I make a [00:33:30] big point about this because many people who don’t know statistics but do, at a gut level, understand R squared, get fixated on it. I’ll show a picture like this one that has the economic freedom and gender inequality and people will say, “Yes, okay, that looks very good, but what’s the R squared?” What they really mean is, “Is this relationship significant between these two or is it simply noise?” [00:34:00] The answer is the relationship between freedom and gender inequality, significant or is it noise, isn’t answered by the R squared. It’s answered by the P value. The P value, did you understand what I said, tells me whether economic freedom actually does have some relationship with gender inequality. The R squared simply tells me are there lots of other things that also influence gender inequality. [00:34:30] There may be lots of other things that also influence gender inequality. The question I’m asking here is, does this specific thing influence it? That’s a P value question.

Student: In this specific equation, what does the A stand for and why there is no U in the second equation?

Antony Davies: Both good questions. The A in this example, in some regression models, the A has more meaningful meaning [00:35:00] and others has less meaningful meaning. This one is one of these cases where it has somewhat less meaningful meaning. Here, A would be the gender inequality we would expect to exist in the absence of economic freedom. In other words, if economic freedom were zero, then our regression model predicts that the amount of gender inequality you should see is simply A. That measure isn’t very useful here in this particular example, but we’ll look at an example later in which A has a really nice [00:35:30] interpretation. Whether or not it has interpretation depends in part in the data you’re looking at.
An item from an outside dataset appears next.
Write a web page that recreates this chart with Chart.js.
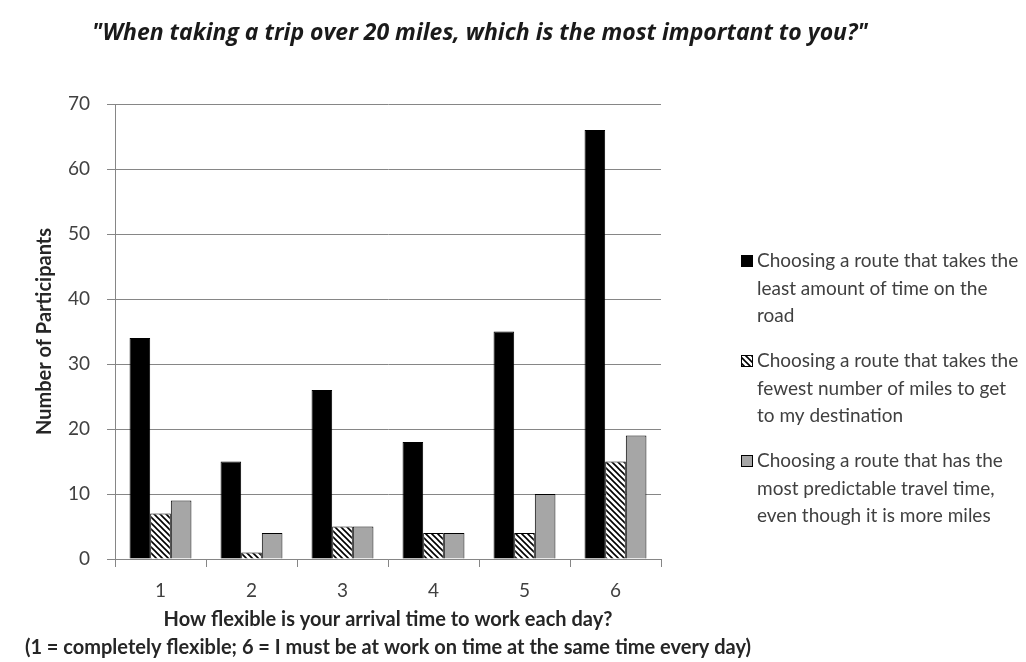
<!DOCTYPE html>
<html>
<head>
<meta charset="utf-8">
<script src="https://cdn.jsdelivr.net/npm/chart.js@4.4.1/dist/chart.umd.min.js"></script>
<style>
  html, body { margin: 0; padding: 0; background: #fff; }
  #wrap { width: 1026px; height: 662px; position: relative; }
</style>
</head>
<body>
<div id="wrap"><canvas id="chart"></canvas></div>
<script>
// =========================
// DATA
// =========================
const categories = ["1", "2", "3", "4", "5", "6"];
const leastTime = [34, 15, 26, 18, 35, 66];
const fewestMiles = [7, 1, 5, 4, 4, 15];
const predictable = [9, 4, 5, 4, 10, 19];

const seriesLabels = [
  ["Choosing a route that takes the", "least amount of time on the", "road"],
  ["Choosing a route that takes the", "fewest number of miles to get", "to my destination"],
  ["Choosing a route that has the", "most predictable travel time,", "even though it is more miles"]
];

const chartTitle = "\"When taking a trip over 20 miles, which is the most important to you?\"";
const xTitle = [
  "How flexible is your arrival time to work each day?",
  "(1 = completely flexible; 6 = I must be at work on time at the same time every day)"
];
const yTitle = "Number of Participants";

const FONT = "Lato, 'Open Sans', sans-serif";
const GRID = "#868686";
const TEXT = "#404040";

const canvas = document.getElementById("chart");
const ctx = canvas.getContext("2d");

// =========================
// HATCH FILL
// =========================
function makeHatch() {
  const tile = document.createElement("canvas");
  tile.width = 6;
  tile.height = 6;
  const g = tile.getContext("2d");
  g.fillStyle = "#fff";
  g.fillRect(0, 0, 6, 6);
  g.strokeStyle = "#000";
  g.lineWidth = 1.6;
  g.beginPath();
  g.moveTo(-1, -1); g.lineTo(7, 7);
  g.moveTo(-1, 5); g.lineTo(1, 7);
  g.moveTo(5, -1); g.lineTo(7, 1);
  g.stroke();
  return ctx.createPattern(tile, "repeat");
}

const hatch = makeHatch();

// =========================
// TITLES + SIDE LEGEND
// (the x title is drawn here so the long second line is not squeezed to the plot width)
// =========================
const sideText = {
  id: "sideText",
  afterDraw(chart) {
    const c = chart.ctx;
    const area = chart.chartArea;
    c.save();
    c.textBaseline = "middle";

    c.fillStyle = "#1a1a1a";
    c.font = "italic bold 23px 'Open Sans', sans-serif";
    c.textAlign = "left";
    c.fillText(chartTitle, 92, 33);

    c.fillStyle = "#262626";
    c.font = "bold 20px " + FONT;
    c.textAlign = "center";
    const cx = (area.left + area.right) / 2;
    xTitle.forEach((line, j) => c.fillText(line, cx, 620 + j * 28));

    c.textAlign = "left";
    c.font = "19px " + FONT;
    chart.data.datasets.forEach((ds, i) => {
      const top = 261 + i * 100;
      c.fillStyle = ds.backgroundColor;
      c.fillRect(741, top - 6, 12, 12);
      c.strokeStyle = "#000";
      c.lineWidth = 1;
      c.strokeRect(741.5, top - 5.5, 11, 11);
      c.fillStyle = TEXT;
      seriesLabels[i].forEach((line, j) => {
        c.fillText(line, 757, top + j * 27.5);
      });
    });
    c.restore();
  }
};

// =========================
// BAR CHART
// =========================
new Chart(canvas, {
  type: "bar",
  data: {
    labels: categories,
    datasets: [
      { label: seriesLabels[0].join(" "), data: leastTime, backgroundColor: "#000000" },
      { label: seriesLabels[1].join(" "), data: fewestMiles, backgroundColor: hatch },
      { label: seriesLabels[2].join(" "), data: predictable, backgroundColor: "#a6a6a6" }
    ]
  },
  options: {
    responsive: true,
    maintainAspectRatio: false,
    animation: false,
    devicePixelRatio: 1,
    layout: { padding: { top: 104, right: 365, left: 0, bottom: 0 } },
    datasets: {
      bar: {
        borderColor: "#000",
        borderWidth: 1,
        barPercentage: 1,
        categoryPercentage: 0.68
      }
    },
    plugins: {
      legend: { display: false },
      title: { display: false },
      tooltip: { enabled: false }
    },
    scales: {
      x: {
        afterFit: s => { s.height = 103; },
        grid: { drawOnChartArea: false, color: GRID, tickLength: 8, offset: true },
        border: { color: GRID },
        ticks: { color: TEXT, font: { family: FONT, size: 19 }, padding: 12 },
        title: { display: false }
      },
      y: {
        min: 0,
        max: 70,
        afterFit: s => { s.width = 115; },
        grid: { color: GRID, tickLength: 8 },
        border: { color: GRID },
        ticks: { stepSize: 10, color: TEXT, font: { family: FONT, size: 19 }, padding: 17 },
        title: {
          display: true,
          text: yTitle,
          color: "#262626",
          font: { family: FONT, size: 20, weight: "bold" },
          padding: { top: 33, bottom: 0 }
        }
      }
    }
  },
  plugins: [sideText]
});
</script>
</body>
</html>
Your other question, what happens to U? We’re looking at two equations. The top one is the regression model. In other words, this is the thing I walk into the room assuming that there is this relationship and I want to measure it. This equation says gender inequality is A, I don’t know what A is plus B, I don’t know what that is yet either, times economic freedom plus [00:36:00] U. U is all the things other than economic freedom that might influence gender inequality. Picture that equation as corresponding to the blue dots. The second equation is the estimated regression model. That is, when I run my data through my statistical package, the statistical package comes back and says, “Our best guess for A is 1.38 and our best guess for B is negative .15.” Our estimated regression model says this, we expect or we estimate [00:36:30] gender inequality to be 1.38 minus .15 times economic freedom.

Where’s the U? The U has disappeared because our whole purpose here was to brush away the noise so that all we’re left with is the relationship between economic freedom and gender inequality. The U is gone because the U is the noise. Our whole goal was to brush it away, to get rid of it so we could see this underlying relationship.